Rita Wania is an occupational therapist in Villach, Austria. She works in her private practice and treats patients with hand injuries and patients after stroke or brain injuries. She has always been interested in applying technology in therapy, which led her to become a lecturer at the IMC University of Applied Sciences Krems, where she teaches a course on the use of new technologies in the therapeutic setting.
A patient’s story:
Mr R suffered an intracerebral haemorrhage of the basal ganglia in September 2017, which left his left side paralyzed. He spent three months in the hospital and six months at a neurological rehabilitation clinic. When I first met Mr R in September 2018 in my private practice, he sat in a wheelchair, but could transfer to a therapy bed with minimal help. His left leg had recovered enough to enable him to climb four of five steps with the help of one person.
Even though Mr R had regained some function in his left leg, his left arm showed hardly any movement. Over the next six months, Mr R came to my practice twice a week to work on regaining some active motion of his left arm. My main tool of choice was the electrical muscle stimulation. Mr R relearned to actively elevate his shoulder and to flex and extend his left elbow.
Despite seeing good results in the more proximal joints of Mr R’s left arm, his fingers showed hardly any sign of active motion. I had included the finger flexors and extensors in the electrical muscle stimulation, but they didn’t react as well as the bigger joints.
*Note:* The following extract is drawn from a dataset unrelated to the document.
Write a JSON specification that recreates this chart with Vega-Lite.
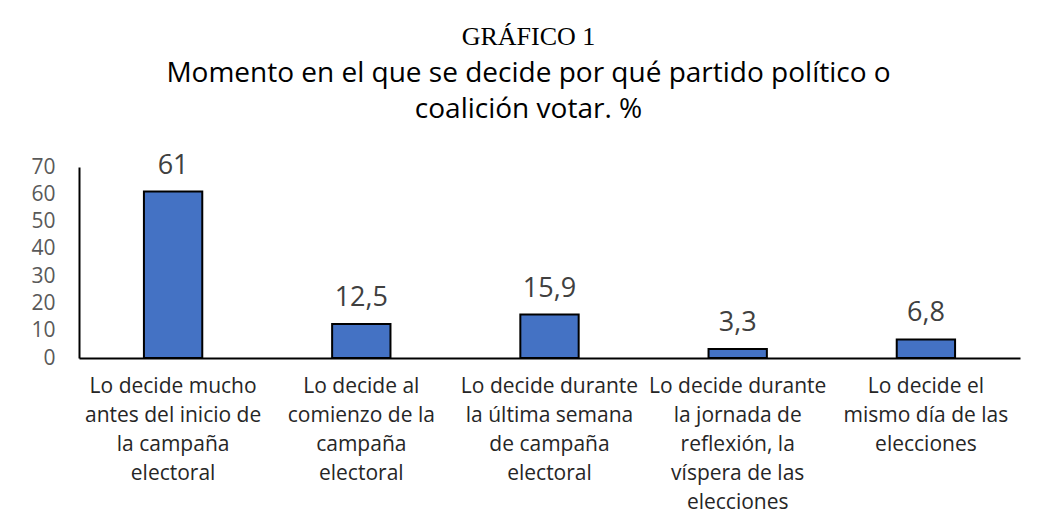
{
  "$schema": "https://vega.github.io/schema/vega-lite/v6.json",
  "autosize": "none",
  "width": 941,
  "height": 191,
  "padding": {"left": 79, "top": 167, "right": 19, "bottom": 163},
  "background": "white",
  "config": {
    "view": {"stroke": null},
    "locale": {"number": {"decimal": ",", "thousands": ".", "grouping": [3], "currency": ["", " €"]}}
  },
  "title": {
    "text": "GRÁFICO 1",
    "subtitle": ["Momento en el que se decide por qué partido político o", "coalición votar. %"],
    "font": "Liberation Serif",
    "fontSize": 26,
    "fontWeight": "normal",
    "color": "#000000",
    "subtitleFont": "Open Sans",
    "subtitleFontSize": 28,
    "subtitleColor": "#000000",
    "subtitleLineHeight": 36,
    "subtitlePadding": 10,
    "anchor": "middle",
    "dx": -21,
    "offset": 28
  },
  "data": {
    "values": [
      {"categoria": "Lo decide mucho\nantes del inicio de\nla campaña\nelectoral", "orden": 1, "porcentaje": 61},
      {"categoria": "Lo decide al\ncomienzo de la\ncampaña\nelectoral", "orden": 2, "porcentaje": 12.5},
      {"categoria": "Lo decide durante\nla última semana\nde campaña\nelectoral", "orden": 3, "porcentaje": 15.9},
      {"categoria": "Lo decide durante\nla jornada de\nreflexión, la\nvíspera de las\nelecciones", "orden": 4, "porcentaje": 3.3},
      {"categoria": "Lo decide el\nmismo día de las\nelecciones", "orden": 5, "porcentaje": 6.8}
    ]
  },
  "encoding": {
    "x": {
      "field": "categoria",
      "type": "nominal",
      "sort": {"field": "orden"},
      "scale": {"paddingInner": 0.69, "paddingOuter": 0.345},
      "axis": {
        "title": null,
        "labelAngle": 0,
        "labelExpr": "split(datum.value, '\\n')",
        "labelFont": "Open Sans",
        "labelFontSize": 21,
        "labelColor": "#262626",
        "labelLineHeight": 29,
        "labelBaseline": "top",
        "labelPadding": 17,
        "labelLimit": 0,
        "ticks": false,
        "domainColor": "#000000",
        "domainWidth": 2
      }
    },
    "y": {
      "field": "porcentaje",
      "type": "quantitative",
      "scale": {"domain": [0, 70]},
      "axis": {
        "title": null,
        "values": [0, 10, 20, 30, 40, 50, 60, 70],
        "grid": false,
        "ticks": false,
        "labelFont": "Open Sans",
        "labelFontSize": 21,
        "labelColor": "#595959",
        "labelPadding": 24,
        "domainColor": "#000000",
        "domainWidth": 2
      }
    }
  },
  "layer": [
    {
      "mark": {"type": "bar", "color": "#4472C4", "stroke": "#000000", "strokeWidth": 2}
    },
    {
      "mark": {"type": "text", "baseline": "bottom", "dy": -12, "font": "Open Sans", "fontSize": 27, "color": "#404040"},
      "encoding": {
        "text": {"field": "porcentaje", "type": "quantitative", "format": "~g"}
      }
    }
  ]
}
After working with Mr R for seven months — about one and a half years after his haemorrhage — I started using the EMG-biofeedback tool from Rewellio in April 2019. It is hard to believe, but after only three training session, Mr R showed active finger flexion — the first time since he sustained his hemiparesis. Since then, we have been using the Rewellio EMG-biofeedback regularly and Mr R can actively flex all of his fingers into a fist (August 2019).